California to review sex-abuse responses of all 12 dioceses

FILE - In this Jan. 24, 2018, file photo California Attorney General Xavier Becerra talks during a news conference in Sacramento, Calif. The California attorney general’s office will review how all 12 Roman Catholic dioceses in the state handled allegations of child sexual abuse that have resulted in payouts of hundreds of millions of dollars to victims. Attorney General Becerra sent out letters to the dioceses on Thursday, May 2, 2019, Sacramento diocese spokesman Kevin Eckery told the Sacramento Bee. (AP Photo/Rich Pedroncelli, File)

The California attorney general's office will review how all 12 Roman Catholic dioceses in the state handled allegations of child sexual abuse that have resulted in payouts of hundreds of millions of dollars to victims.

Attorney General Xavier Becerra sent out letters to the dioceses on Thursday, Sacramento diocese spokesman Kevin Eckery told the Sacramento Bee .

The letters ask diocese to voluntarily preserve documents relating to abuse allegations involving clergy, staffers and volunteers that were received from 1996 to the present. The attorney general's office will look into whether the archdiocese properly reported the allegations under California law.

The request could be the first step toward a full investigation of California dioceses, which serve an estimated 10 million worshippers.

"We intend to comply with both the spirit and the letter of what they're asking for," Eckery said.

The Archdiocese of Los Angeles announced it will cooperate.

Both dioceses said they have taken steps to ensure that suspected sex abuse is reported to law enforcement by priests, teachers and other employees.

"Even those who are not mandated reporters are reminded of the moral obligation to be aware for the signs of child abuse and to report it when there is a reasonable suspicion an abuse has occurred," Sacramento Bishop Jaime Soto said in a statement Friday

"The Archdiocese of Los Angeles is committed to transparency and has established reporting and prevention policies and programs to protect minors and support victim-survivors in our parishes, schools and ministries," the archdiocese said in a statement.

Last November, Becerra asked victims of clerical sex abuse to submit complaints to his office.

Many dioceses around the country have been hit with lawsuits and accusations that sex abuse by clergy and others was ignored or swept under the rug.

The Los Angeles archdiocese, which covers Santa Barbara, Ventura and Los Angeles counties, has paid a record $740 million in settlements to victims.

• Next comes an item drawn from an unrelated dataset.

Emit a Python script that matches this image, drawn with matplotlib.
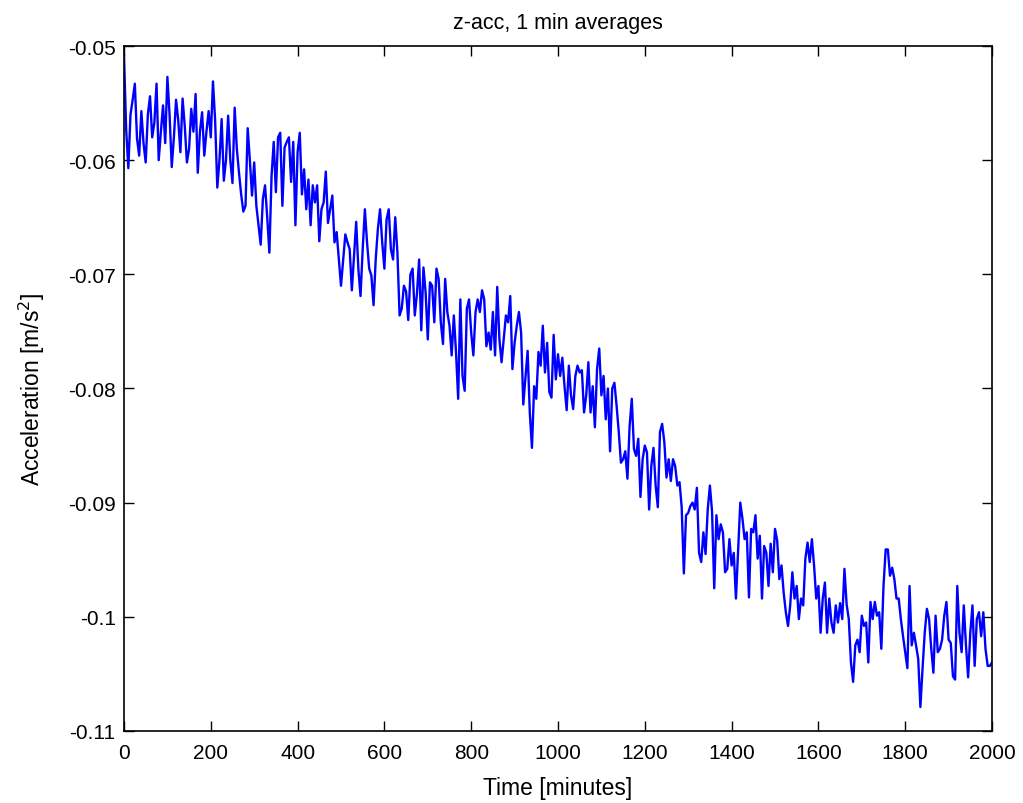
import numpy as np
import matplotlib
matplotlib.use("Agg")
import matplotlib.pyplot as plt

# --- data (one value every 5 minutes) ---
minutes = list(range(0, 2001, 5))
acc = [
    -0.0508, -0.0573, -0.0607, -0.0560, -0.0547, -0.0533, -0.0581, -0.0596, -0.0557, -0.0585,
    -0.0602, -0.0560, -0.0544, -0.0580, -0.0567, -0.0533, -0.0600, -0.0575, -0.0552, -0.0585,
    -0.0527, -0.0560, -0.0606, -0.0580, -0.0547, -0.0565, -0.0593, -0.0546, -0.0570, -0.0602,
    -0.0590, -0.0555, -0.0575, -0.0542, -0.0611, -0.0575, -0.0558, -0.0596, -0.0575, -0.0557,
    -0.0580, -0.0531, -0.0565, -0.0624, -0.0600, -0.0564, -0.0618, -0.0600, -0.0561, -0.0600,
    -0.0620, -0.0554, -0.0590, -0.0611, -0.0630, -0.0645, -0.0640, -0.0572, -0.0600, -0.0631,
    -0.0602, -0.0640, -0.0657, -0.0674, -0.0634, -0.0622, -0.0650, -0.0681, -0.0614, -0.0584,
    -0.0628, -0.0580, -0.0576, -0.0640, -0.0589, -0.0584, -0.0580, -0.0619, -0.0584, -0.0657,
    -0.0593, -0.0576, -0.0630, -0.0608, -0.0643, -0.0617, -0.0657, -0.0622, -0.0637, -0.0622,
    -0.0671, -0.0643, -0.0637, -0.0610, -0.0655, -0.0643, -0.0631, -0.0672, -0.0663, -0.0687,
    -0.0710, -0.0687, -0.0665, -0.0672, -0.0678, -0.0714, -0.0684, -0.0654, -0.0695, -0.0719,
    -0.0678, -0.0643, -0.0672, -0.0695, -0.0701, -0.0727, -0.0687, -0.0660, -0.0643, -0.0672,
    -0.0695, -0.0652, -0.0643, -0.0678, -0.0687, -0.0650, -0.0681, -0.0736, -0.0730, -0.0710,
    -0.0715, -0.0740, -0.0700, -0.0695, -0.0736, -0.0717, -0.0687, -0.0749, -0.0694, -0.0716,
    -0.0757, -0.0707, -0.0710, -0.0742, -0.0695, -0.0704, -0.0742, -0.0761, -0.0704, -0.0733,
    -0.0745, -0.0771, -0.0736, -0.0768, -0.0809, -0.0722, -0.0789, -0.0802, -0.0730, -0.0722,
    -0.0751, -0.0771, -0.0733, -0.0722, -0.0733, -0.0714, -0.0722, -0.0763, -0.0751, -0.0766,
    -0.0733, -0.0771, -0.0711, -0.0757, -0.0777, -0.0757, -0.0736, -0.0742, -0.0719, -0.0783,
    -0.0760, -0.0745, -0.0733, -0.0751, -0.0814, -0.0790, -0.0767, -0.0821, -0.0852, -0.0798,
    -0.0809, -0.0768, -0.0780, -0.0745, -0.0786, -0.0760, -0.0803, -0.0808, -0.0753, -0.0792,
    -0.0770, -0.0789, -0.0773, -0.0798, -0.0819, -0.0780, -0.0806, -0.0818, -0.0789, -0.0780,
    -0.0786, -0.0784, -0.0821, -0.0806, -0.0777, -0.0821, -0.0798, -0.0834, -0.0783, -0.0765,
    -0.0806, -0.0789, -0.0827, -0.0800, -0.0855, -0.0800, -0.0795, -0.0815, -0.0838, -0.0865,
    -0.0862, -0.0855, -0.0879, -0.0833, -0.0809, -0.0853, -0.0859, -0.0844, -0.0895, -0.0862,
    -0.0850, -0.0856, -0.0906, -0.0868, -0.0852, -0.0885, -0.0904, -0.0838, -0.0831, -0.0847,
    -0.0878, -0.0862, -0.0881, -0.0862, -0.0868, -0.0885, -0.0882, -0.0904, -0.0962, -0.0911,
    -0.0909, -0.0903, -0.0900, -0.0906, -0.0887, -0.0944, -0.0952, -0.0926, -0.0945, -0.0906,
    -0.0885, -0.0908, -0.0975, -0.0911, -0.0932, -0.0919, -0.0926, -0.0961, -0.0958, -0.0932,
    -0.0955, -0.0944, -0.0984, -0.0941, -0.0900, -0.0914, -0.0932, -0.0926, -0.0983, -0.0923,
    -0.0926, -0.0911, -0.0949, -0.0929, -0.0984, -0.0938, -0.0944, -0.0973, -0.0936, -0.0961,
    -0.0923, -0.0933, -0.0967, -0.0955, -0.0979, -0.0996, -0.1008, -0.0990, -0.0961, -0.0984,
    -0.0973, -0.1002, -0.0984, -0.0990, -0.0949, -0.0935, -0.0952, -0.0932, -0.0955, -0.0984,
    -0.0973, -0.1014, -0.0984, -0.0970, -0.1014, -0.0984, -0.1005, -0.1014, -0.0990, -0.1005,
    -0.0988, -0.1002, -0.0958, -0.0989, -0.1002, -0.1040, -0.1057, -0.1025, -0.1020, -0.1031,
    -0.0999, -0.1008, -0.1005, -0.1040, -0.0987, -0.1002, -0.0987, -0.0999, -0.0996, -0.1028,
    -0.0973, -0.0941, -0.0941, -0.0964, -0.0957, -0.0967, -0.0984, -0.0984, -0.1002, -0.1017,
    -0.1031, -0.1045, -0.0973, -0.1025, -0.1014, -0.1025, -0.1037, -0.1079, -0.1045, -0.1014,
    -0.0993, -0.1002, -0.1028, -0.1049, -0.0999, -0.1031, -0.1028, -0.1020, -0.0999, -0.0987,
    -0.1020, -0.1023, -0.1052, -0.1055, -0.0973, -0.1014, -0.1031, -0.0990, -0.1025, -0.1053,
    -0.1014, -0.0990, -0.1043, -0.1002, -0.0996, -0.1017, -0.0996, -0.1028, -0.1043, -0.1043,
    -0.1040,
]

x_ticks = list(range(0, 2001, 200))
y_ticks = [-0.11, -0.10, -0.09, -0.08, -0.07, -0.06, -0.05]
y_tick_labels = ["-0.11", "-0.1", "-0.09", "-0.08", "-0.07", "-0.06", "-0.05"]

plt.rcParams["font.family"] = ["Liberation Sans", "DejaVu Sans"]

fig = plt.figure(figsize=(10.23, 8.04), dpi=100)
ax = fig.add_axes([0.1212, 0.0896, 0.8485, 0.8519])

ax.plot(minutes, acc, color="#0000ff", linewidth=1.7)

ax.set_xlim(0, 2000)
ax.set_ylim(-0.11, -0.05)
ax.set_xticks(x_ticks)
ax.set_yticks(y_ticks)
ax.set_yticklabels(y_tick_labels)
ax.tick_params(direction="in", length=7, width=1, top=True, right=True, labelsize=15)
ax.tick_params(axis="x", pad=9)
ax.tick_params(axis="y", pad=6)
for sp in ax.spines.values():
    sp.set_linewidth(1.2)

ax.set_title("z-acc, 1 min averages", fontsize=15.5, pad=13)
ax.set_xlabel("Time [minutes]", fontsize=16.5, labelpad=10)
ax.set_ylabel("Acceleration [m/s$^2$]", fontsize=16.5, labelpad=15)

fig.savefig("out.png", dpi=100)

In April, the archdiocese announced an $8 million settlement for a former Catholic school student who was molested by a coach.

Several dioceses in California have released updated counts of priests who had been accused of sexual abuse over decades.

Last year, a grand jury report in Pennsylvania detailed decades of abuse and cover-up in six dioceses, alleging more than 1,000 children had been abused over the years by about 300 priests. Since then, federal prosecutors and attorneys general in several other states have launched investigations.

A report by the Illinois attorney general in December said that 690 clergy members had been accused of sexual abuse, while church officials had only publicly identified 185.

"We think it's a long time coming," Joey Piscitelli, a board member of the Survivors Network of those Abused by Priests, or SNAP, told the Bee. "We think it's a bad idea for entities that have a history of covering up child abuse to report on themselves, and that's what they've been doing. They have not been transparent in the past, and they have a history of covering things up."

The California attorney general's office review was praised by Joseph George, a Sacramento attorney. George told the Los Angeles Times that he has worked with abuse survivors to file with the attorney general's office more than 100 reports of abuse involving clergy in Los Angeles, Oakland, Santa Rosa, Fresno, San Diego and Monterrey.

"The hope is that the hierarchy will be held accountable and the conduct will be conveyed to the public," he said. "They keep talking about apologies and evil and mistakes and sins. But what we're really talking about are crimes that were made by more than just bad apples."